The LTD Farm rabbitry is bustling- we have 5 different litters right now. The 3 youngest groups of kits have just come out of their nests and are growing fast on momma’s rich milk. The 2 older groups of weaned kits are in their rabbit tractors, becoming grass-fed lapin. They are out in the fresh air, the sun and clover. It’s a wonderful way to raise meat rabbits in a happier, healthier way than stuffed into dark small spaces.

Last night we hosted a Dinner on the Farm. It was absolutely incredible. Such great people, such delicious food, such fun. We are very proud of our work here, the radiant health shining from our animals, and the nutritious beautiful food we grow and produce. Last night brought it all together. We’d highly recommend you check out one of the Dinners on the Farm this summer, check out

Andrew's Mom made this lovely display to greet the diners as they came up the path!

checking out the rabbits

we had a momentary downpour, thankfully a tent was in place just in case!

Duck barn update: We’re just about ready to move the ducks over, as soon as we get the water work done. There will be a frost-free hydrant inside the barn, so we will no longer be lugging buckets of water from the bathtub in the winter! Oh how very luxurious! The ducks are all doing very well and totally been digging the daytime rainstorms. Our Kickstarter ducklings are full grown and sassy. They’ll begin laying eggs in August and then well be able to have our delicious eggs available at a couple more co-ops.

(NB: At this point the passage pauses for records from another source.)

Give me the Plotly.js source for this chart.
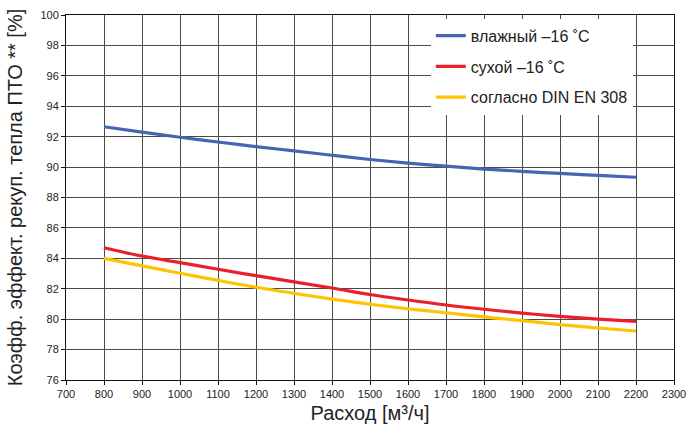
<!DOCTYPE html>
<html>
<head>
<meta charset="utf-8">
<script src="https://cdn.plot.ly/plotly-3.0.1.min.js"></script>
<style>html,body{margin:0;padding:0;background:#fff;}#chart{width:688px;height:428px;}</style>
</head>
<body>
<div id="chart"></div>
<script>
const flow = [800, 900, 1000, 1100, 1200, 1300, 1400, 1500, 1600, 1700, 1800, 1900, 2000, 2100, 2200];
const wet16 = [92.65, 92.3, 91.96, 91.65, 91.35, 91.06, 90.78, 90.5, 90.26, 90.06, 89.87, 89.72, 89.58, 89.45, 89.33];
const dry16 = [84.7, 84.15, 83.72, 83.28, 82.86, 82.45, 82.05, 81.62, 81.26, 80.93, 80.65, 80.4, 80.18, 80.0, 79.85];
const din308 = [84.0, 83.5, 83.02, 82.55, 82.1, 81.7, 81.32, 80.98, 80.68, 80.42, 80.15, 79.9, 79.64, 79.42, 79.22];
const seriesNames = ['влажный \u201316 \u02daC', 'сухой \u201316 \u02daC', 'согласно DIN EN 308'];
const xTicks = [700, 800, 900, 1000, 1100, 1200, 1300, 1400, 1500, 1600, 1700, 1800, 1900, 2000, 2100, 2200, 2300];
const yTicks = [76, 78, 80, 82, 84, 86, 88, 90, 92, 94, 96, 98, 100];

const colors = ['#4565b2', '#ea1f29', '#fdc400'];
const font = '"Liberation Sans", Arial, sans-serif';
const traces = [wet16, dry16, din308].map((ys, i) => ({
  x: flow, y: ys, type: 'scatter', mode: 'lines', name: seriesNames[i],
  legendgroup: 'g' + i,
  line: {color: colors[i], width: 3.2, shape: 'spline'}
}));

const layout = {
  width: 688, height: 428,
  margin: {l: 66, r: 14, t: 15, b: 48},
  paper_bgcolor: '#fff', plot_bgcolor: '#fff',
  font: {family: font, color: '#222'},
  showlegend: true,
  legend: {
    x: 0.6, y: 0.99, xanchor: 'left', yanchor: 'top',
    bgcolor: '#fff', borderwidth: 0,
    font: {size: 16, family: font, color: '#222'},
    tracegroupgap: 7, itemwidth: 30
  },
  xaxis: {
    range: [700, 2300], tickvals: xTicks, ticktext: xTicks.map(String),
    showgrid: true, gridcolor: '#4a4a4a', gridwidth: 1,
    showline: true, linecolor: '#111', linewidth: 1, mirror: true,
    ticks: 'outside', ticklen: 4, tickcolor: '#111',
    tickfont: {size: 11, family: font, color: '#222'},
    zeroline: false,
    title: {text: 'Расход [м\u00b3/ч]', font: {size: 20, family: font, color: '#222'}, standoff: 6}
  },
  yaxis: {
    range: [76, 100], tickvals: yTicks, ticktext: yTicks.map(String),
    showgrid: true, gridcolor: '#4a4a4a', gridwidth: 1,
    showline: true, linecolor: '#111', linewidth: 1, mirror: true,
    ticks: 'outside', ticklen: 4, tickcolor: '#111',
    tickfont: {size: 11, family: font, color: '#222'},
    zeroline: false,
    title: {text: 'Коэфф. эффект. рекуп. тепла ПТО ** [%]', font: {size: 20, family: font, color: '#222'}, standoff: 12}
  }
};

Plotly.newPlot('chart', traces, layout, {displayModeBar: false, staticPlot: true});
</script>
</body>
</html>
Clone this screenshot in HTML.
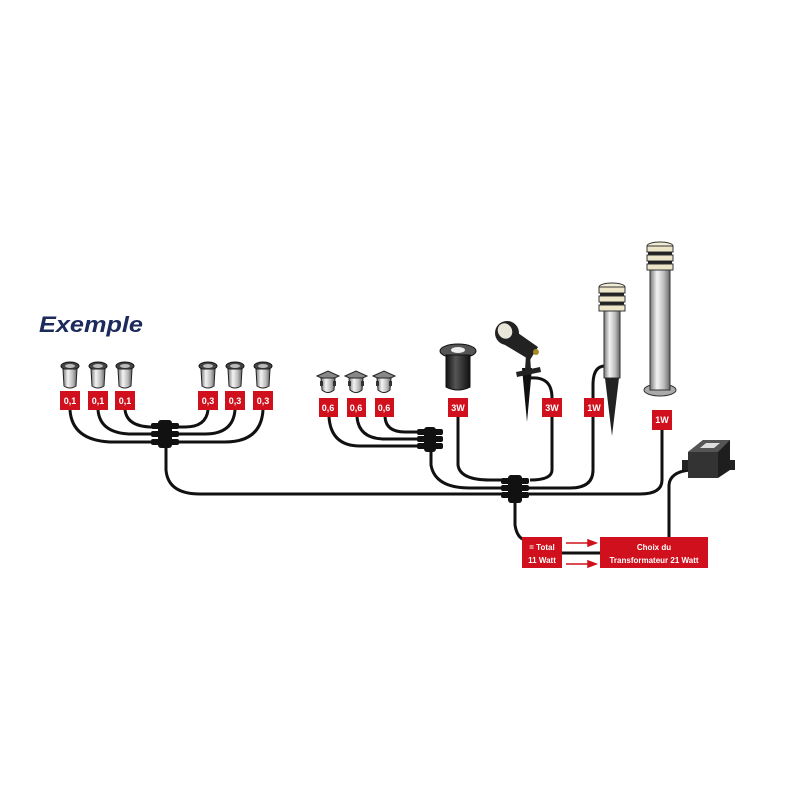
<!DOCTYPE html>
<html><head><meta charset="utf-8"><style>
html,body{margin:0;padding:0;background:#fff;}
svg{display:block;}
text{font-family:"Liberation Sans",sans-serif;}
</style></head><body>
<svg width="800" height="800" viewBox="0 0 800 800" xmlns="http://www.w3.org/2000/svg">
<defs>
<linearGradient id="metal" x1="0" x2="1" y1="0" y2="0">
<stop offset="0" stop-color="#777"/><stop offset="0.35" stop-color="#f4f4f4"/><stop offset="0.7" stop-color="#bbb"/><stop offset="1" stop-color="#666"/>
</linearGradient>
<linearGradient id="dark" x1="0" x2="1" y1="0" y2="0">
<stop offset="0" stop-color="#111"/><stop offset="0.4" stop-color="#555"/><stop offset="1" stop-color="#111"/>
</linearGradient>
<g id="small">
<ellipse cx="0" cy="0" rx="9" ry="4" fill="#444" stroke="#111"/>
<ellipse cx="0" cy="0" rx="5" ry="2" fill="#bbb"/>
<path d="M-7,3 L-6,20 Q0,24 6,20 L7,3 Z" fill="url(#metal)" stroke="#222"/>
</g>
<g id="sq">
<path d="M-11,-2 L0,-7 L11,-2 L0,3 Z" fill="#888" stroke="#222"/>
<path d="M-7,0 L-6,12 Q0,17 6,12 L7,0 Z" fill="url(#metal)" stroke="#222"/>
<rect x="-8" y="3" width="3" height="5" fill="#333"/><rect x="5" y="3" width="3" height="5" fill="#333"/>
</g>
<g id="head">
<ellipse cx="0" cy="0" rx="13" ry="4" fill="#f1ecd6" stroke="#333"/>
<rect x="-13" y="0" width="26" height="6" fill="#ece5c8" stroke="#333"/>
<rect x="-12" y="6" width="24" height="3" fill="#222"/>
<rect x="-13" y="9" width="26" height="6" fill="#ece5c8" stroke="#333"/>
<rect x="-12" y="15" width="24" height="3" fill="#222"/>
<rect x="-13" y="18" width="26" height="6" fill="#ece5c8" stroke="#333"/>
</g>
</defs>

<text x="39" y="332" font-size="22" font-weight="bold" font-style="italic" fill="#1c2a5c" textLength="104" lengthAdjust="spacingAndGlyphs">Exemple</text>

<g fill="none" stroke="#111" stroke-width="3">
<path d="M70,410 Q72,440 110,442 L155,442"/>
<path d="M98,410 Q100,433 130,434 L155,434"/>
<path d="M125,410 Q127,426 150,427 L155,427"/>
<path d="M263,410 Q261,442 225,442 L175,442"/>
<path d="M235,410 Q233,434 205,434 L175,434"/>
<path d="M208,410 Q206,427 185,427 L175,427"/>
<path d="M166,445 L166,470 Q168,494 200,494 L505,494"/>
<path d="M329,417 Q331,446 360,446 L420,446"/>
<path d="M357,417 Q359,439 385,439 L420,439"/>
<path d="M385,417 Q386,432 405,432 L420,432"/>
<path d="M431,448 L431,465 Q435,488 470,488 L505,488"/>
<path d="M458,417 L458,465 Q460,480 490,480 L505,480"/>
<path d="M530,378 Q552,376 552,398"/>
<path d="M552,417 L552,470 Q552,480 530,480"/>
<path d="M605,366 Q593,366 593,385 L593,470 Q593,488 570,488 L528,488"/>
<path d="M662,430 L662,480 Q662,494 640,494 L528,494"/>
<path d="M515,497 L515,525 Q517,538 525,540"/>
<path d="M669,537 L669,485 Q670,472 690,470"/>
<path d="M562,553 L600,553"/>
</g>
<g fill="#111">
<rect x="151" y="423" width="28" height="6" rx="2"/><rect x="151" y="431" width="28" height="6" rx="2"/><rect x="151" y="439" width="28" height="6" rx="2"/>
<rect x="158" y="420" width="14" height="28" rx="3"/>
<rect x="417" y="429" width="26" height="6" rx="2"/><rect x="417" y="436" width="26" height="6" rx="2"/><rect x="417" y="443" width="26" height="6" rx="2"/>
<rect x="424" y="427" width="12" height="25" rx="3"/>
<rect x="501" y="478" width="28" height="6" rx="2"/><rect x="501" y="485" width="28" height="6" rx="2"/><rect x="501" y="492" width="28" height="6" rx="2"/>
<rect x="508" y="475" width="14" height="28" rx="3"/>
</g>

<use href="#small" x="70" y="366"/><use href="#small" x="98" y="366"/><use href="#small" x="125" y="366"/>
<use href="#small" x="208" y="366"/><use href="#small" x="235" y="366"/><use href="#small" x="263" y="366"/>
<use href="#sq" x="328" y="378"/><use href="#sq" x="356" y="378"/><use href="#sq" x="384" y="378"/>

<ellipse cx="458" cy="351" rx="18" ry="7" fill="#555" stroke="#111"/>
<ellipse cx="458" cy="350" rx="7" ry="3" fill="#eee"/>
<path d="M446,355 L446,387 Q458,393 470,387 L470,355 Z" fill="url(#dark)" stroke="#111"/>

<!-- spot -->
<path d="M522,368 L532,368 L527,422 Z" fill="#111"/>
<path d="M516,372 L540,367 L541,372 L517,377 Z" fill="#222"/>
<path d="M526,355 L530,355 L531,370 L525,370 Z" fill="#222"/>
<path d="M508,326 L538,347 L530,360 L500,342 Z" fill="#222"/>
<circle cx="507" cy="333" r="12" fill="#222"/>
<ellipse cx="505" cy="331" rx="7" ry="8" fill="#e8e6d8" transform="rotate(-30 505 331)"/>
<circle cx="536" cy="352" r="3" fill="#a88a2a"/>

<rect x="604" y="308" width="16" height="70" fill="url(#metal)" stroke="#333"/>
<path d="M605,378 L619,378 L612,436 Z" fill="#222"/>
<use href="#head" x="612" y="287"/>
<ellipse cx="660" cy="390" rx="16" ry="6" fill="#aaa" stroke="#333"/>
<rect x="650" y="268" width="20" height="122" fill="url(#metal)" stroke="#333"/>
<use href="#head" x="660" y="246"/>

<path d="M682,460 L735,460 L735,470 L682,470 Z" fill="#222"/>
<path d="M688,452 L703,440 L730,440 L730,470 L718,478 L688,478 Z" fill="#1e1e1e"/>
<path d="M688,452 L718,452 L718,478 L688,478 Z" fill="#333"/>
<path d="M688,452 L703,440 L730,440 L718,452 Z" fill="#555"/>
<path d="M700,448 L706,443 L720,443 L714,448 Z" fill="#ddd"/>

<g fill="#d0101c">
<rect x="60" y="391" width="20" height="19"/><rect x="88" y="391" width="20" height="19"/><rect x="115" y="391" width="20" height="19"/>
<rect x="198" y="391" width="20" height="19"/><rect x="225" y="391" width="20" height="19"/><rect x="253" y="391" width="20" height="19"/>
<rect x="319" y="398" width="19" height="19"/><rect x="347" y="398" width="19" height="19"/><rect x="375" y="398" width="19" height="19"/>
<rect x="448" y="398" width="20" height="19"/><rect x="542" y="398" width="20" height="19"/><rect x="584" y="398" width="20" height="19"/>
<rect x="652" y="410" width="20" height="20"/>
<rect x="522" y="537" width="40" height="31"/>
<rect x="600" y="537" width="108" height="31"/>
</g>
<g fill="#fff" font-size="9" font-weight="bold" text-anchor="middle">
<text x="70" y="404">0,1</text><text x="98" y="404">0,1</text><text x="125" y="404">0,1</text>
<text x="208" y="404">0,3</text><text x="235" y="404">0,3</text><text x="263" y="404">0,3</text>
<text x="328" y="411">0,6</text><text x="356" y="411">0,6</text><text x="384" y="411">0,6</text>
<text x="458" y="411">3W</text><text x="552" y="411">3W</text><text x="594" y="411">1W</text>
<text x="662" y="423">1W</text>
<text x="542" y="550" font-size="8">= Total</text><text x="542" y="563" font-size="8">11 Watt</text>
<text x="654" y="550" font-size="8">Choix du</text><text x="654" y="563" font-size="8">Transformateur 21 Watt</text>
</g>
<g stroke="#d0101c" stroke-width="1.5" fill="#d0101c">
<line x1="566" y1="543" x2="590" y2="543"/><path d="M596,543 L588,540 L588,546 Z"/>
<line x1="566" y1="564" x2="590" y2="564"/><path d="M596,564 L588,561 L588,567 Z"/>
</g>
</svg>
</body></html>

Tomorrow we bid Khaiti’s sister Melanie adieu. She was our first “intern” experience, as she is very interested in farming compassionately. Mel did a great job helping out on the farm, and we also had some fun times making cheesecakes, attending farmer gatherings, eating all kinds of delicious meals that we prepared together, weeding and chatting, catching snakes and admiring the biodiversity of the land. Thanks Mel, we love you!